2. How can I balance my time between cultivating meaningful relationships and meaningful work? I put this tweet out recently, which sums up my passion for what I’m currently building:
When you do unfulfilling work, 8 hrs/5x a week is full-time.
— Joe Balcom (@thejoebalcom) July 6, 2020
When you do meaningful, self-directed work, 16 hrs/7x a week feels like part-time.
Today, while I’ve finally found a meaningful path worth traveling, I still struggle to make time for those closest to me. Perhaps this will solve itself as I become more efficient in my work, but tomorrow is never guaranteed. Quality time with family and friends must be a priority.
3. How can I overcome the tyranny of perfectionism? Even as I write this post, I am suffering from the effects of perfectionism. I constantly check and recheck my work, just to make sure everything is “perfect.” Eventually, I let my work out into the world, but not after hours of painstaking attention to detail.
4. How can I find my 1,000 True Fans? Anyone trying to build an online business should read this article by Kevin Kelly. The intimidation level of building something that sells is immense. This article is so good at lowering that bar and making you feel that your goals are well within reach.
5. What is the least crowded channel? I’ve asked this question to myself for over a decade. It is why I’m done submitting resumes, it’s why I didn’t get a master’s degree (unfortunately I didn’t catch myself in time for undergrad), and it is why I’ve been able to identify entry points to otherwise “inaccessible” leadership positions and unique adventures. It is exactly why you are reading this essay at this moment.
6. What would this look like if it were easy? Thanks to Tim Ferriss for this one. This is particularly useful when overwhelmed, frustrated, or intimidated. When I first became a restaurant manager, it was easy to get lost in the million tasks I needed to get done. By asking this question, I was able to devise a system for reducing stress and achieving my goals in a more effective way.
30,000-Foot View (The Scope of joebalcom.com)
Travel
7. How can I help change the paradigm of travel—to help people aim for meaningful exploration rather than frivolous luxury?
8. How do I articulate the importance and, dare I say, necessity of travel in a compelling and persuasive way?
Work
9. How can I help change the paradigm of work—to help people look at it through the lens of meaningfulness instead of working by default (instead of working solely for money, approval, or necessity)?
10. How can I shepherd people into the age of leverage and teach people that a prosperous future is in divorcing their time from their income? Here is my answer.
Mind
11. How can I help change the paradigm of mental health—to look at it through the lens of community and togetherness, rather than through shame and secrecy?
12. How can I inspire and teach people in a convincing way how to overcome self-imposed limitations—to not just step outside their comfort zone, but to demolish it altogether?
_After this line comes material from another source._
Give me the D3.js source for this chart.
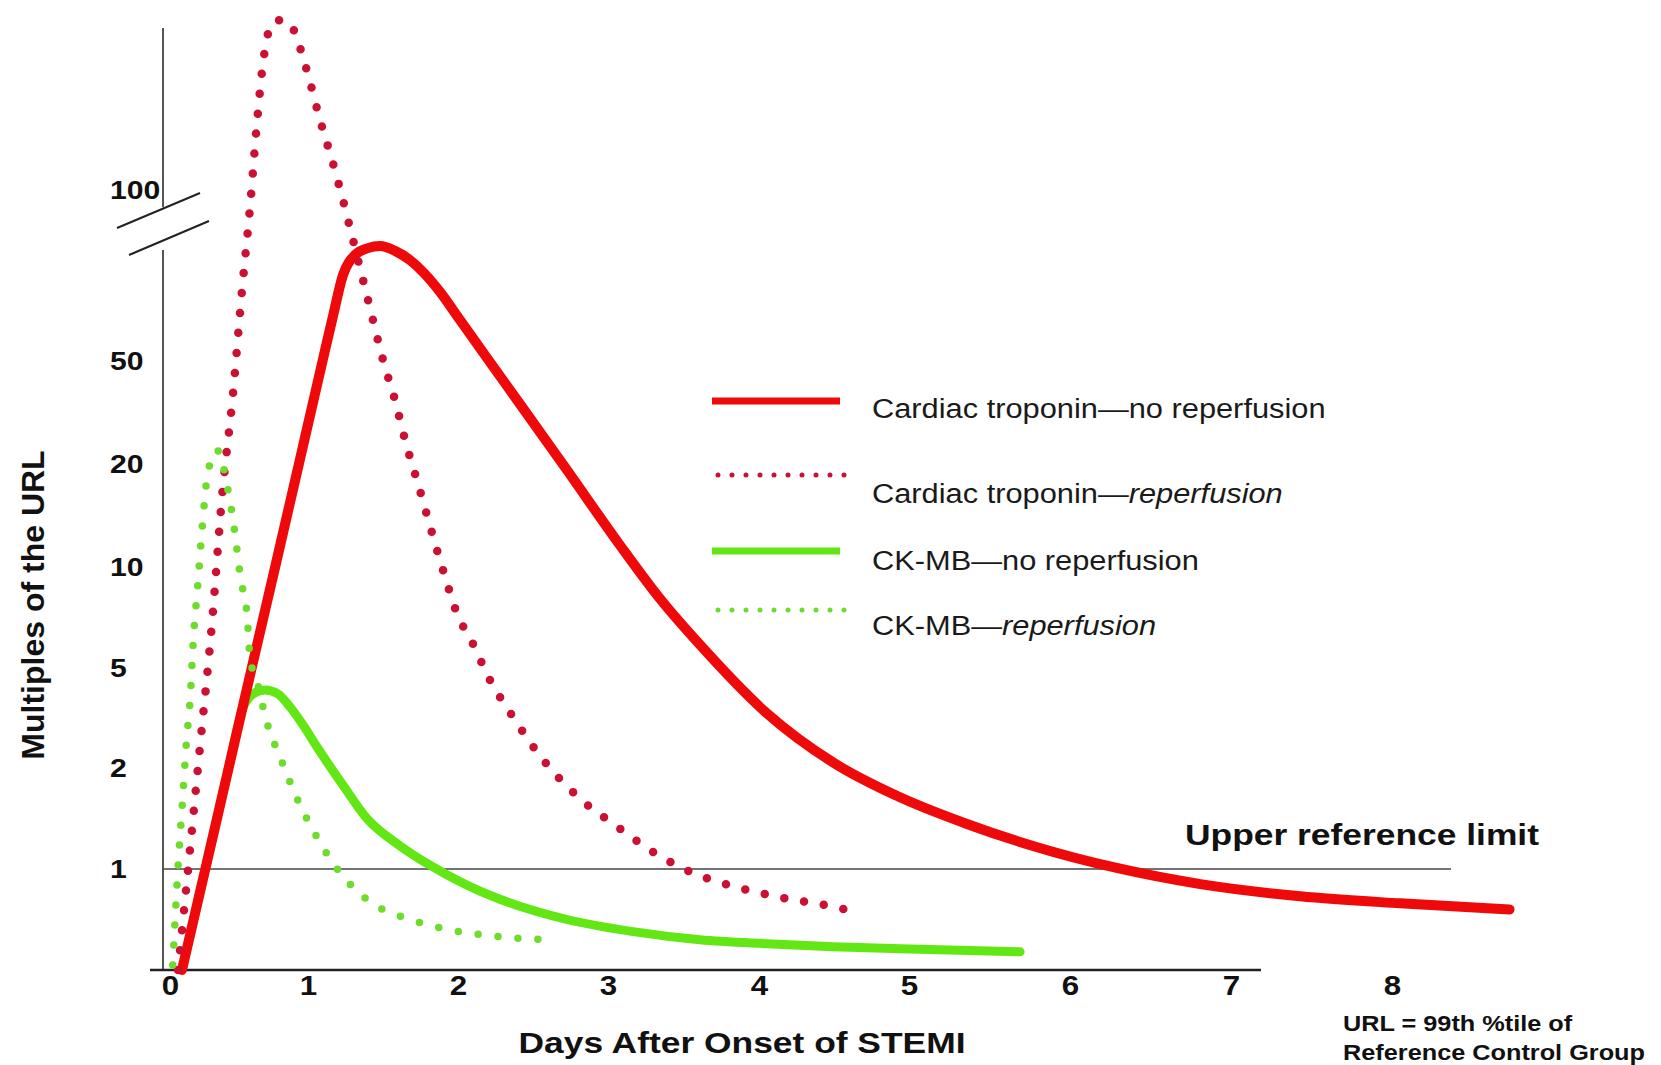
<!DOCTYPE html>
<html>
<head>
<meta charset="utf-8">
<script src="https://cdnjs.cloudflare.com/ajax/libs/d3/7.8.5/d3.min.js"></script>
<style>
  body { margin: 0; background: #fff; }
  svg { display: block; font-family: "Liberation Sans", Arial, sans-serif; }
</style>
</head>
<body>
<svg id="chart" width="1661" height="1065"></svg>
<script>
// [day after onset, multiples of URL]
const tropNoReperfusion = [
  [0.087, 0], [0.256, 1], [0.425, 2], [0.592, 5], [0.762, 10], [0.934, 20], [1.097, 50],
  [1.167, 63.2], [1.233, 75.1], [1.313, 81], [1.4, 83], [1.48, 83.6], [1.58, 82.2],
  [1.68, 79.5], [1.78, 75.4], [1.88, 70.2], [2.013, 62], [2.28, 45.6], [2.727, 19.4],
  [3.08, 12.1], [3.34, 8.47], [3.61, 6.14], [4.05, 3.65], [4.5, 2.15], [4.94, 1.71],
  [5.36, 1.446], [5.77, 1.228], [6.29, 1.01], [6.81, 0.85], [7.43, 0.73], [8.05, 0.66],
  [8.73, 0.6]
]
const tropReperfusion = [
  [0.058, 0], [0.145, 1.19], [0.217, 2.63], [0.304, 7.2], [0.377, 16.8], [0.457, 40.7],
  [0.522, 70.8], [0.58, 95], [0.63, 119.6], [0.674, 137.1], [0.746, 149.1], [0.804, 149.7],
  [0.862, 149.1], [0.928, 143.3], [1.013, 131.6], [1.08, 120.5], [1.16, 108.8], [1.233, 97.1],
  [1.3, 85.4], [1.367, 73.7], [1.433, 62], [1.5, 50.3], [1.58, 38.6], [1.647, 27],
  [1.727, 18.4], [1.847, 12.3], [1.927, 9.2], [1.993, 7.7], [2.093, 6.3], [2.213, 4.64],
  [2.367, 3.53], [2.527, 2.48], [2.827, 1.68], [3.06, 1.42], [3.298, 1.17], [3.563, 0.96],
  [3.854, 0.82], [4.14, 0.72], [4.453, 0.64], [4.607, 0.59]
]
const ckmbNoReperfusion = [
  [0.087, 0], [0.256, 1], [0.425, 2], [0.529, 3.8], [0.601, 4.22], [0.688, 4.34],
  [0.783, 4.22], [0.87, 3.83], [0.964, 3.29], [1.06, 2.63], [1.233, 1.83], [1.393, 1.5],
  [1.613, 1.23], [1.833, 1.02], [2.147, 0.78], [2.28, 0.7], [2.727, 0.5], [3.166, 0.38],
  [3.609, 0.3], [4.053, 0.26], [4.493, 0.23], [4.94, 0.21], [5.69, 0.18]
]
const ckmbReperfusion = [
  [0.02, 0.05], [0.06, 1.06], [0.09, 1.66], [0.12, 2.84], [0.145, 4.0], [0.17, 6.5],
  [0.20, 9.0], [0.23, 13.3], [0.275, 19.2], [0.34, 24], [0.42, 17.5], [0.47, 13.3],
  [0.51, 9.5], [0.56, 7.5], [0.58, 5.5], [0.63, 4.6], [0.70, 3.4], [0.80, 2.3], [0.92, 1.7],
  [1.05, 1.34], [1.20, 0.99], [1.40, 0.69], [1.68, 0.5], [1.97, 0.39], [2.28, 0.33], [2.59, 0.30]
]

const xTicks = [0, 1, 2, 3, 4, 5, 6, 7, 8]
const yTicks = [1, 2, 5, 10, 20, 50, 100]
const urlValue = 1

const legendItems = [
  { name: 'Cardiac troponin—', em: '', rest: 'no reperfusion', data: tropNoReperfusion, color: '#ee0a0a', dotted: false },
  { name: 'Cardiac troponin—', em: 'reperfusion', rest: '', data: tropReperfusion, color: '#cc1034', dotted: true },
  { name: 'CK-MB—', em: '', rest: 'no reperfusion', data: ckmbNoReperfusion, color: '#62e614', dotted: false },
  { name: 'CK-MB—', em: 'reperfusion', rest: '', data: ckmbReperfusion, color: '#6edc2a', dotted: true }
]
// drawing order: green solid under the red lines, green dots on top
const drawOrder = [2, 0, 1, 3]

const svg = d3.select('#chart')
const stretch = 1.16

// axis positions are uneven in the original figure
const xScale = d3.scaleLinear()
  .domain(xTicks)
  .range([170, 308, 458, 608, 759, 909, 1070, 1231, 1392])

const yScale = d3.scaleLinear()
  .domain([0, 1, 2, 5, 10, 20, 50, 100])
  .range([970, 869, 768, 668, 567, 464, 361, 190])

const axisX = 163

// y axis line with break
svg.append('line').attr('x1', axisX).attr('x2', axisX).attr('y1', 28).attr('y2', 207)
  .attr('stroke', '#555').attr('stroke-width', 2)
svg.append('line').attr('x1', axisX).attr('x2', axisX).attr('y1', 250).attr('y2', yScale(0))
  .attr('stroke', '#555').attr('stroke-width', 2)
svg.append('line').attr('x1', 117).attr('y1', 228).attr('x2', 200).attr('y2', 193)
  .attr('stroke', '#222').attr('stroke-width', 2)
svg.append('line').attr('x1', 129).attr('y1', 255).attr('x2', 209).attr('y2', 221)
  .attr('stroke', '#222').attr('stroke-width', 2)

// x axis line
svg.append('line').attr('x1', 150).attr('x2', 1261).attr('y1', yScale(0)).attr('y2', yScale(0))
  .attr('stroke', '#222').attr('stroke-width', 2.5)

// upper reference limit
svg.append('line').attr('x1', axisX).attr('x2', 1451).attr('y1', yScale(urlValue)).attr('y2', yScale(urlValue))
  .attr('stroke', '#444').attr('stroke-width', 1.6)

svg.append('g')
  .attr('transform', 'translate(110,0)')
  .call(d3.axisLeft(yScale).tickValues(yTicks).tickSize(0).tickFormat(d3.format('d')))
  .call(g => g.select('.domain').remove())
  .selectAll('text')
  .attr('x', 0)
  .attr('text-anchor', 'start')
  .attr('transform', `scale(${stretch},1)`)
  .attr('fill', '#111')
  .style('font-size', '26px')
  .style('font-weight', 'bold')
  .style('font-family', '"Liberation Sans", Arial, sans-serif')

svg.append('g')
  .attr('transform', `translate(0,${yScale(0)})`)
  .call(d3.axisBottom(xScale).tickValues(xTicks).tickSize(0).tickPadding(6).tickFormat(d3.format('d')))
  .call(g => g.select('.domain').remove())
  .selectAll('text')
  .attr('transform', `scale(${stretch},1)`)
  .attr('fill', '#111')
  .style('font-size', '27px')
  .style('font-weight', 'bold')
  .style('font-family', '"Liberation Sans", Arial, sans-serif')

const line = d3.line()
  .x(d => xScale(d[0]))
  .y(d => yScale(d[1]))
  .curve(d3.curveMonotoneX)

drawOrder.forEach(i => {
  const s = legendItems[i]
  const isRed = i < 2
  svg.append('path')
    .attr('d', line(s.data))
    .attr('fill', 'none')
    .attr('stroke', s.color)
    .attr('stroke-width', s.dotted ? (isRed ? 8.5 : 7.5) : (isRed ? 10 : 9))
    .attr('stroke-linecap', 'round')
    .attr('stroke-linejoin', 'round')
    .attr('stroke-dasharray', s.dotted ? '0 20' : null)
})

// legend
const legendY = [401, 475, 551, 610]
const legendText = [418, 503, 570, 635]
legendItems.forEach((s, i) => {
  svg.append('line')
    .attr('x1', s.dotted ? 718 : 712).attr('x2', s.dotted ? 845 : 840)
    .attr('y1', legendY[i]).attr('y2', legendY[i])
    .attr('stroke', s.color)
    .attr('stroke-width', s.dotted ? 5 : 7)
    .attr('stroke-linecap', s.dotted ? 'round' : 'butt')
    .attr('stroke-dasharray', s.dotted ? '0 14' : null)

  const t = svg.append('text')
    .attr('transform', `translate(872,${legendText[i]}) scale(1.1,1)`)
    .attr('fill', '#1a1a1a')
    .style('font-size', '28px')
  t.append('tspan').text(s.name)
  if (s.em) t.append('tspan').style('font-style', 'italic').text(s.em)
  if (s.rest) t.append('tspan').text(s.rest)
})

function label(str, x, y, size, opts = {}) {
  return svg.append('text')
    .attr('transform', `translate(${x},${y}) ${opts.rotate ? 'rotate(-90)' : `scale(${opts.sx || 1.18},1)`}`)
    .attr('text-anchor', opts.anchor || 'start')
    .attr('fill', '#111')
    .style('font-size', size + 'px')
    .style('font-weight', 'bold')
    .text(str)
}

label('Days After Onset of STEMI', 742, 1053, 30, { anchor: 'middle' })
label('Multiples of the URL', 44, 605, 32, { anchor: 'middle', rotate: true })
label('Upper reference limit', 1185, 845, 30)
label('URL = 99th %tile of', 1343, 1031, 22, { sx: 1.15 })
label('Reference Control Group', 1343, 1060, 22, { sx: 1.15 })
</script>
</body>
</html>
If Nobody Calls Your Vision Arrogant…
These questions aren’t perfect, and will probably adjust over time. But they serve as a way to focus my energies in the most effective directions, and get closer to my true purpose than ever before.
I hope this helps you begin to formulate your approach to life in a more thoughtful way. Having things written down, illustrated, and listed will free your mind. You will have the mental lightness to move forward, towards a defined goal with purpose and precision.
Cultivate your vision of what you want in life. If laying on the couch eating chips doesn’t serve your overall vision, do less of that. You will now be able to calibrate your habits in service of your life’s purpose.
Use your 12 favorite problems to define your vision.
And keep in mind, if nobody calls your vision arrogant, you’re probably not thinking big enough.